07/16/2024
In this era of international trade and differing markets, how is one to measure money damages when a buyer is unjustly enriched at the expense of a seller? A recent Eleventh Circuit Court of Appeals decision recently tackled that issue, although the case was extremely fact dependent which means a different outcome might occur under differing circumstances. At issue, a Chinese exporter sold goods to an American importer; for which the American importer did not pay. There was no question that the importer did not pay, although a written contract was found not to exist. Thus, the sole issue for trial was how much had the importer been unjustly enriched?
Under Florida law, the measure of damages available under a theory of unjust enrichment is the value of the benefit conferred, not the amount the exporter hoped to receive or the cost to the exporter. In this case the goods were produced in China, where they had a value of about five million dollars. The goods were sold to an exporter in America, where the goods had a value of seventy-five million dollars.
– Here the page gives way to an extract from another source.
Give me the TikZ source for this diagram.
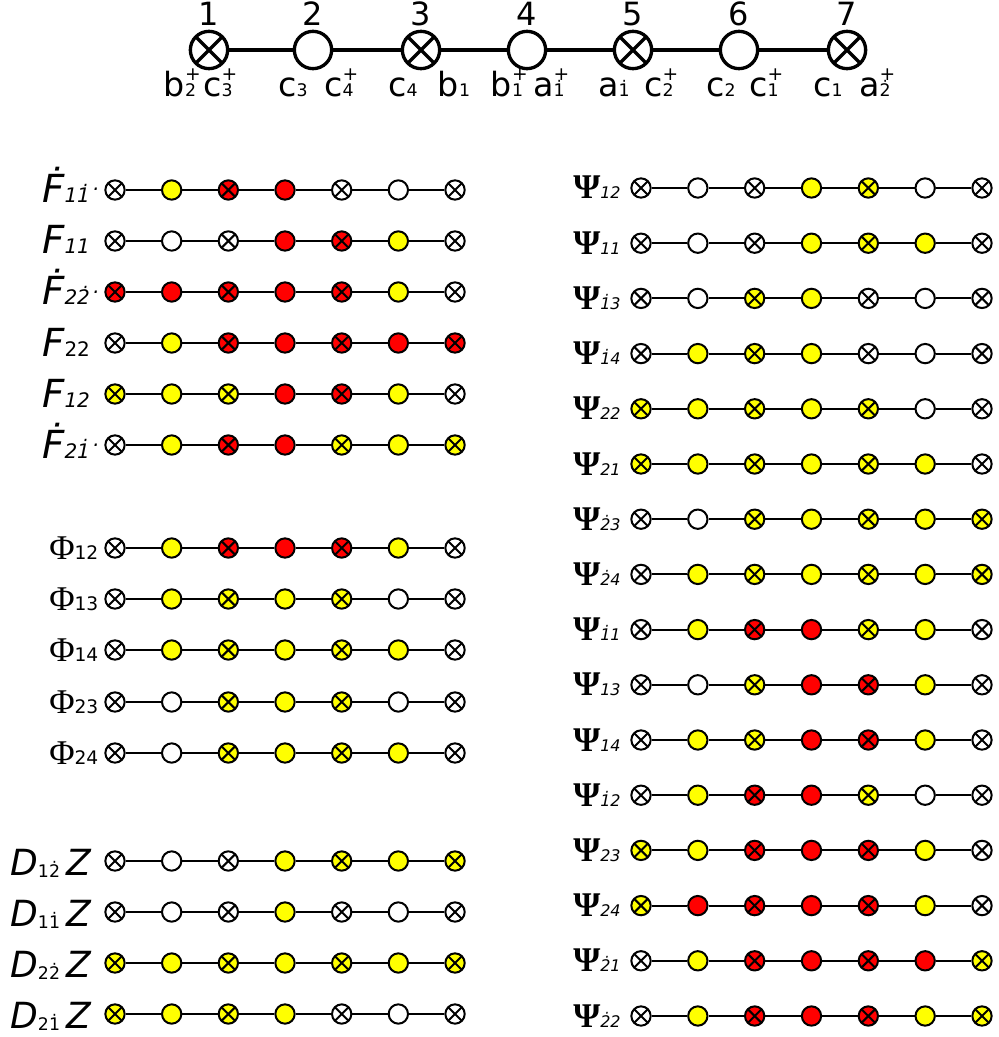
\documentclass[tikz,border=0pt]{standalone}
\usepackage{fontspec}
\setmainfont{DejaVu Sans}
\newfontfamily\grkfont{Liberation Serif}
\definecolor{yel}{RGB}{255,255,0}
\definecolor{rd}{RGB}{255,0,0}
\newcommand\ssb[2]{\rlap{\raisebox{0.5em}{\fontsize{14}{14}\selectfont #1}}{\fontsize{13}{13}\selectfont #2}}
\newcommand\sbonly[1]{{\fontsize{13}{13}\selectfont #1}}
\newcommand\fsub[1]{{\fontsize{15}{15}\selectfont #1}}
\newcommand\ftrail{\raisebox{9pt}{\fontsize{15}{15}\selectfont\,.}}
\newcommand\phisub[1]{{\fontsize{14}{14}\selectfont #1}}
\newcommand\psisub[1]{{\fontsize{12}{12}\selectfont\normalfont\itshape #1}}
\newcommand\dsub[1]{\raisebox{-2pt}{\fontsize{13}{13}\selectfont\upshape #1}}
\newcommand\chainrow[5]{%
  \edef\chainlist{#5}%
  \foreach \c [count=\i] in \chainlist {\node[\c] (#1-\i) at ({#2+(\i-1)*#3},#4) {};}
  \foreach \i [evaluate=\i as \j using {int(\i+1)}] in {1,...,6}{\draw[link] (#1-\i) -- (#1-\j);}%
}
\tikzset{
  base/.style={circle,draw,line width=1.5pt,minimum size=14.5pt,inner sep=0pt},
  crs/.style={path picture={\draw[line width=1.5pt]
      (path picture bounding box.north west) -- (path picture bounding box.south east)
      (path picture bounding box.north east) -- (path picture bounding box.south west);}},
  pw/.style={base,fill=white}, py/.style={base,fill=yel}, pr/.style={base,fill=rd},
  xw/.style={pw,crs}, xy/.style={py,crs}, xr/.style={pr,crs},
  link/.style={line width=1.5pt},
  hp/.style={circle,draw,line width=2.5pt,minimum size=28pt,inner sep=0pt,fill=white},
  hx/.style={hp,path picture={\draw[line width=2.5pt]
      (path picture bounding box.north west) -- (path picture bounding box.south east)
      (path picture bounding box.north east) -- (path picture bounding box.south west);}},
  hlink/.style={line width=2.5pt},
  num/.style={anchor=base,inner sep=0pt,font=\fontsize{24}{24}\selectfont},
  hlab/.style={anchor=base,inner sep=0pt,font=\fontsize{25}{25}\selectfont},
  flab/.style={anchor=base west,inner sep=0pt,font=\fontsize{29}{29}\selectfont\itshape},
  philab/.style={anchor=base west,inner sep=0pt,font=\fontsize{26}{26}\selectfont},
  dlab/.style={anchor=base west,inner sep=0pt,font=\fontsize{27}{27}\selectfont\itshape},
  psilab/.style={anchor=base west,inner sep=0pt,font=\fontsize{26}{26}\selectfont},
}
\begin{document}
\begin{tikzpicture}[x=0.75pt,y=-0.75pt]
\useasboundingbox (0,0) rectangle (998,1037);
% header chain
\node[hx] (h1) at (209,50) {};
\node[hp] (h2) at (313,50) {};
\node[hx] (h3) at (421,50) {};
\node[hp] (h4) at (527,50) {};
\node[hx] (h5) at (633,50) {};
\node[hp] (h6) at (739,50) {};
\node[hx] (h7) at (847,50) {};
\foreach \a/\b in {h1/h2,h2/h3,h3/h4,h4/h5,h5/h6,h6/h7}{\draw[hlink] (\a) -- (\b);}
\foreach \x [count=\k] in {209,313,421,527,633,739,847}{\node[num] (n\k) at (\x,26) {\k};}
% header labels
\node[hlab] (l1a) at (180,97) {b\ssb{+}{2}};
\node[hlab] (l1b) at (218,97) {c\ssb{+}{3}};
\node[hlab] (l2a) at (293,97) {c\sbonly{3}};
\node[hlab] (l2b) at (339,97) {c\ssb{+}{4}};
\node[hlab] (l3a) at (403,97) {c\sbonly{4}};
\node[hlab] (l3b) at (454,97) {b\sbonly{1}};
\node[hlab] (l4a) at (507,97) {b\ssb{+}{1}};
\node[hlab] (l4b) at (549,97) {a\ssb{+}{\.1}};
\node[hlab] (l5a) at (614,97) {a\sbonly{\.1}};
\node[hlab] (l5b) at (659,97) {c\ssb{+}{2}};
\node[hlab] (l6a) at (721,97) {c\sbonly{2}};
\node[hlab] (l6b) at (764,97) {c\ssb{+}{1}};
\node[hlab] (l7a) at (828,97) {c\sbonly{1}};
\node[hlab] (l7b) at (875,97) {a\ssb{+}{\.2}};
% left F block
\def\lx{115}\def\ldx{56.67}
\chainrow{F1}{\lx}{\ldx}{190}{xw,py,xr,pr,xw,pw,xw}
\chainrow{F2}{\lx}{\ldx}{241}{xw,pw,xw,pr,xr,py,xw}
\chainrow{F3}{\lx}{\ldx}{292}{xr,pr,xr,pr,xr,py,xw}
\chainrow{F4}{\lx}{\ldx}{343}{xw,py,xr,pr,xr,pr,xr}
\chainrow{F5}{\lx}{\ldx}{394}{xy,py,xy,pr,xr,py,xw}
\chainrow{F6}{\lx}{\ldx}{445}{xw,py,xr,pr,xy,py,xy}
\node[flab] (tF1) at (42,203) {\.F\fsub{1\.1}\ftrail};
\node[flab] (tF2) at (42,254) {F\fsub{11}};
\node[flab] (tF3) at (42,305) {\.F\fsub{2\.2}\ftrail};
\node[flab] (tF4) at (42,356) {F\fsub{\upshape 22}};
\node[flab] (tF5) at (42,407) {F\fsub{12}};
\node[flab] (tF6) at (42,458) {\.F\fsub{2\.1}\ftrail};
% Phi block
\chainrow{P1}{\lx}{\ldx}{548}{xw,py,xr,pr,xr,py,xw}
\chainrow{P2}{\lx}{\ldx}{599}{xw,py,xy,py,xy,pw,xw}
\chainrow{P3}{\lx}{\ldx}{650}{xw,py,xy,py,xy,py,xw}
\chainrow{P4}{\lx}{\ldx}{702}{xw,pw,xy,py,xy,pw,xw}
\chainrow{P5}{\lx}{\ldx}{753}{xw,pw,xy,py,xy,py,xw}
\node[philab] (tP1) at (49,559) {{\grkfont Φ}\phisub{12}};
\node[philab] (tP2) at (49,610) {{\grkfont Φ}\phisub{13}};
\node[philab] (tP3) at (49,661) {{\grkfont Φ}\phisub{14}};
\node[philab] (tP4) at (49,713) {{\grkfont Φ}\phisub{23}};
\node[philab] (tP5) at (49,764) {{\grkfont Φ}\phisub{24}};
% D block
\chainrow{D1}{\lx}{\ldx}{861}{xw,pw,xw,py,xy,py,xy}
\chainrow{D2}{\lx}{\ldx}{912}{xw,pw,xw,py,xw,pw,xw}
\chainrow{D3}{\lx}{\ldx}{963}{xy,py,xy,py,xy,py,xy}
\chainrow{D4}{\lx}{\ldx}{1014}{xy,py,xy,py,xw,pw,xw}
\node[dlab] (tD1) at (10,875) {D\dsub{1\.2}\,Z};
\node[dlab] (tD2) at (10,926) {D\dsub{1\.1}\,Z};
\node[dlab] (tD3) at (10,977) {D\dsub{2\.2}\,Z};
\node[dlab] (tD4) at (10,1028) {D\dsub{2\.1}\,Z};
% right Psi block
\def\rx{641}\def\rdx{56.83}
\foreach \codes/\sub [count=\r from 0] in {%
  {xw,pw,xw,py,xy,pw,xw}/12,
  {xw,pw,xw,py,xy,py,xw}/11,
  {xw,pw,xy,py,xw,pw,xw}/\.13,
  {xw,py,xy,py,xw,pw,xw}/\.14,
  {xy,py,xy,py,xy,pw,xw}/22,
  {xy,py,xy,py,xy,py,xw}/21,
  {xw,pw,xy,py,xy,py,xy}/\.23,
  {xw,py,xy,py,xy,py,xy}/\.24,
  {xw,py,xr,pr,xy,py,xw}/\.11,
  {xw,pw,xy,pr,xr,py,xw}/13,
  {xw,py,xy,pr,xr,py,xw}/14,
  {xw,py,xr,pr,xy,pw,xw}/\.12,
  {xy,py,xr,pr,xr,py,xw}/23,
  {xy,pr,xr,pr,xr,py,xw}/24,
  {xw,py,xr,pr,xr,pr,xy}/\.21,
  {xw,py,xr,pr,xr,py,xy}/\.22}{%
  \pgfmathsetmacro\ry{188+55.2*\r}
  \chainrow{R\r}{\rx}{\rdx}{\ry}{\codes}
  \node[psilab] (tR\r) at (573,\ry+11) {{\grkfont\bfseries Ψ}\psisub{\sub}};
}
\end{tikzpicture}
\end{document}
Thus, a seventy-million-dollar difference existed depending upon whether the valuation of the goods was determined in China or the U.S. The Court ruled that the benefit was conferred in the U.S., where the importer received the goods, invoices and customs documents listed the U.S. valuation, and the importer was unable to provide any substantial evidence that the value of the goods in the Chinese market was the more appropriate marketplace to conduct the valuation.